After chatting and letting our food settle, we hopped back on our bikes and rode around aimlessly. We were not in a pack. We were not in the same row. We were within eyesight of each other. My mother was on the playground side so she could keep an eye on James while my dad and I were all over the parking lot.

I honestly had not a care in the world. I zipped around corners, flew over speed bumps, grazed through patches of mulch and grass, and jumped over or off curbs. Eventually, I saw my dad over near the entrance, weaving in between the awning poles. Wanting to be like him, I sped over to that area.

I picked the first two poles I would go through and sped towards my target. The closer I got; the more courage bubbled up inside of me. Too much courage. I pedaled harder, faster. Fiery pain seared up my legs, but I didn’t care. Then I sharply turned the wheels directing them towards the empty space. Unfortunately, I didn’t turn enough.

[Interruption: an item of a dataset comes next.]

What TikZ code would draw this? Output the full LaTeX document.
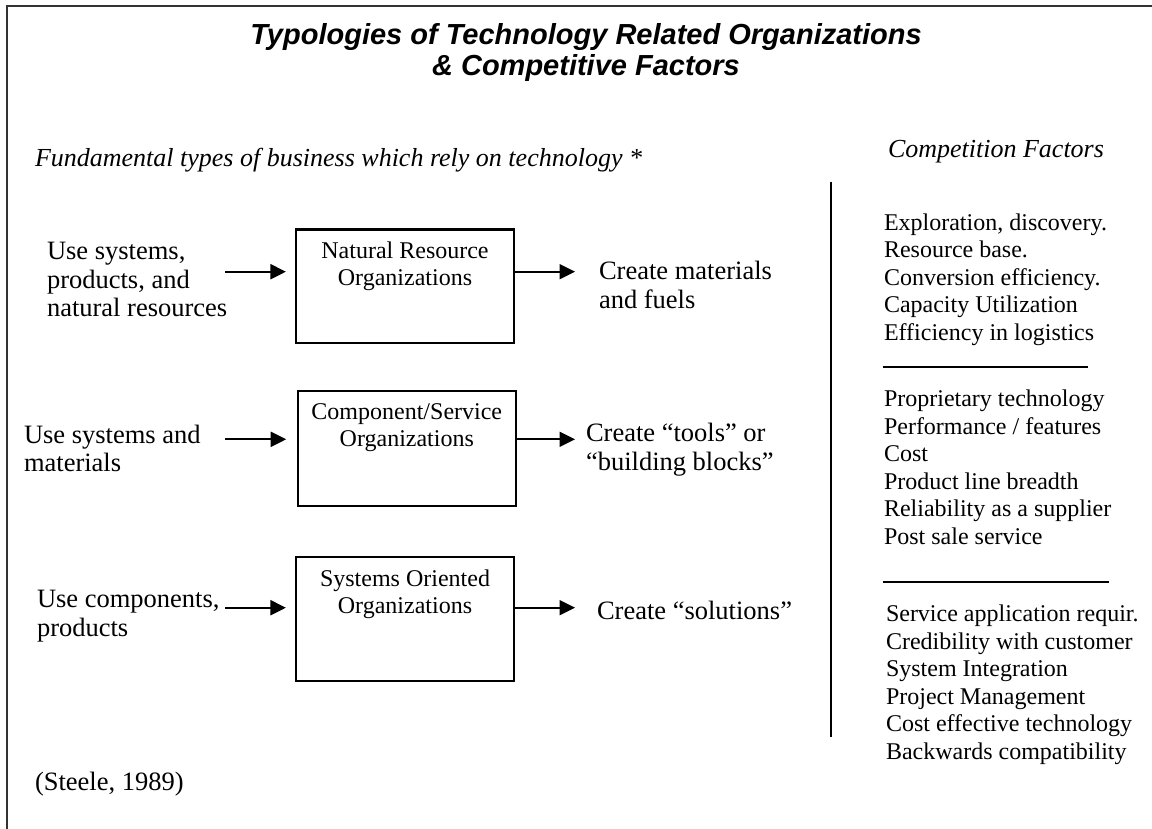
\documentclass[tikz,border=0pt]{standalone}
\usepackage{fontspec}
\setmainfont{Liberation Serif}
\newfontfamily\arialfont{Liberation Sans}
\usetikzlibrary{positioning,arrows.meta}
\tikzset{%
  block/.style    = {draw, line width=2.2pt, rectangle, minimum width=218pt, inner sep=0pt},
  boxtext/.style  = {align=center, inner sep=0pt, font=\fontsize{24}{27.3}\selectfont},
  input/.style    = {align=left, anchor=north west, inner sep=0pt, font=\fontsize{26.5}{28.5}\selectfont}, % Input
  output/.style   = {input}, % Output
  factor/.style   = {align=left, anchor=north west, inner sep=0pt, font=\fontsize{24}{27.5}\selectfont},
  heading/.style  = {anchor=base west, inner sep=0pt, font=\fontsize{26}{30}\selectfont\itshape},
  title/.style    = {anchor=north, align=center, inner sep=0pt,
    font=\arialfont\bfseries\itshape\fontsize{29}{30.5}\selectfont},
  note/.style     = {anchor=base west, inner sep=0pt, font=\fontsize{26.5}{30}\selectfont},
  rule/.style     = {line width=1.7pt},
  frame/.style    = {line width=2pt, black!80}
}

\begin{document}
\begin{tikzpicture}[x=1pt, y=-1pt, line width=2pt, >={Triangle[length=15.5pt, width=15pt]}]

  \useasboundingbox (0,0) rectangle (1152,829);
  \draw[frame] (7,829) -- (7,5.8) -- (1152,5.8);

  \draw node at (586,22.6) [title] (title) {Typologies of Technology Related Organizations\\\& Competitive Factors};
  \draw node at (34,167) [heading] (types) {Fundamental types of business which rely on technology *};
  \draw node at (887,158) [heading] (comp) {Competition Factors};

  % organization boxes
  \draw node at (405,286.2) [block, minimum height=113.5pt] (nro) {};
  \draw node at (406.8,448.5) [block, minimum height=115pt] (cso) {};
  \draw node at (405,619) [block, minimum height=124pt] (soo) {};
  \draw node [boxtext, below=12.5pt of nro.north] (nrotext) {Natural Resource\\Organizations};
  \draw node [boxtext, below=12.5pt of cso.north] (csotext) {Component/Service\\Organizations};
  \draw node [boxtext, below=12.5pt of soo.north] (sootext) {Systems Oriented\\Organizations};

  % what goes in
  \draw node at (46,241.4) [input] (in1) {Use systems,\\products, and\\natural resources};
  \draw node at (23,423.8) [input] (in2) {Use systems and\\materials};
  \draw node at (36,589.4) [input] (in3) {Use components,\\products};

  % what comes out
  \draw node at (598,260.5) [output] (out1) {Create materials\\and fuels};
  \draw node at (585,422.2) [output] (out2) {Create ``tools'' or\\``building blocks''};
  \draw node at (596,600.5) [output] (out3) {Create ``solutions''};

  \coordinate (a1) at (225,271.7);
  \coordinate (a2) at (225,439.3);
  \coordinate (a3) at (225,607.7);
  \coordinate (b1) at (575,271.7);
  \coordinate (b2) at (575,439.3);
  \coordinate (b3) at (575,607.7);

  \draw[->, shorten >=9pt] (a1) -- (a1 -| nro.west);
  \draw[->, shorten >=10.5pt] (a2) -- (a2 -| cso.west);
  \draw[->, shorten >=9pt] (a3) -- (a3 -| soo.west);
  \draw[->] (a1 -| nro.east) -- (b1);
  \draw[->] (a2 -| cso.east) -- (b2);
  \draw[->] (a3 -| soo.east) -- (b3);

  % competition factors column
  \draw[rule] (831,181.7) -- (831,736.7);
  \draw node at (883,212.7) [factor] (nrf) {Exploration, discovery.\\Resource base.\\Conversion efficiency.\\Capacity Utilization\\Efficiency in logistics};
  \draw[rule] (883,366.7) -- (1088,366.7);
  \draw node at (883,389) [factor] (csf) {Proprietary technology\\Performance / features\\Cost\\Product line breadth\\Reliability as a supplier\\Post sale service};
  \draw[rule] (883,581.7) -- (1109,581.7);
  \draw node at (885,604) [factor] (sof) {Service application requir.\\Credibility with customer\\System Integration\\Project Management\\Cost effective technology\\Backwards compatibility};

  \draw node at (34,790) [note] (src) {(Steele, 1989)};

\end{tikzpicture}
\end{document}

“Daddy! Look at me! I can d-” Everything became blurred as I collided with one of the poles. I lurched forward as my bike rammed into the pole. My head was hit square on the pole. My bike toppled over and threw me off. As I hit the ground the back of my head slammed into the ground leaving me sprawled on my back. I hardly noticed my father when he pedaled over to me and dismounted his bike.

“Caroline, you’re okay. You’re going to be fine,” he said while taking off my cracked helmet. “Does anything hurt?”

To be honest my entire face hurt. What hurt the most was my right cheek bone. That area had already started to bruise.


We went home and iced my face. I went to school with a black eye and made up a story. Someone would ask me “Caroline, what happened to your eye?”. I would simply reply with a smirk “I got hit with a spell during dueling practice,” then shrug and walk away. Later that week, we went to the doctor with my eye still slightly bruised. The doctor told us that I had permanently bruised my cheek bone. So basically, my bone is bruised and will hurt forever. Yeah, it still hurts to this day. I was lucky that I was wearing my helmet, or I would have cracked my head open according to the doctor.

Even though I’m not very fond of wearing helmets this happening reminds me to WEAR IT. I also to do as my father says, not as he does.